More informed planning
When costs are clearly allocated, you can plan with more confidence. This becomes increasingly important as the business scales, adds complexity, or prepares for fundraising.
Profitability insight
Again, this is most powerful when applied to products or channels early on. Knowing where margin is really coming from helps focus limited cash and people on the right areas.
The Downsides (And Why Finance Teams Often Suffer)
Cost centre accounting is not free.
It takes time and discipline
Departmental cost centres, in particular, add complexity. They often require more sophisticated systems and tighter processes. Month-end can easily become bloated if controls aren’t in place.
I’ve seen finance teams spend days reassigning cost centres on invoices and journals, only to produce reports that don’t actually change decisions. That’s wasted effort.

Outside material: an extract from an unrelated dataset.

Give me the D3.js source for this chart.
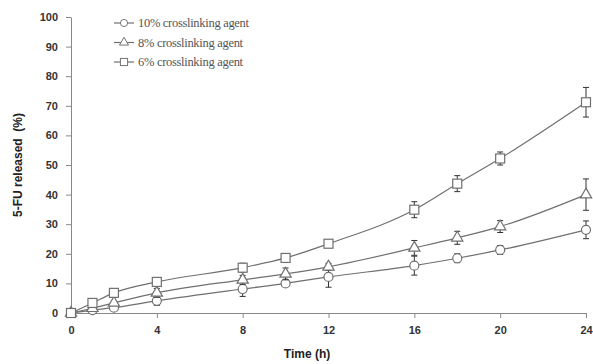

If you go down this route, you need to be strict:
- Set materiality thresholds
- Get coding right first time
- Limit late changes
- Be clear on what data actually matters
There’s a cultural risk
If leaders only care about their own department’s numbers, you lose shared accountability for the overall P&L. I can’t stress this enough. Cost centre accounting should support better decisions, not encourage siloed thinking.
So When Should You Introduce Cost Centre Accounting?
There’s no perfect moment, but there are some good indicators.
It’s usually worth considering when:
- Costs are genuinely spread across multiple areas
- You’re struggling to understand where spend is increasing
- The business has outgrown simple P&L review
- Leadership is capable of interpreting the data responsibly
If you’re still early-stage, focus first on:
- Clean core reporting
- Product or channel margin
- Cash visibility
- Whole-P&L ownership across leadership
Cost centre accounting is a tool, not a milestone. Introduced at the right time, it supports better decisions. Introduced too early, it creates complexity without value.
As with most things in finance leadership, judgement matters more than process.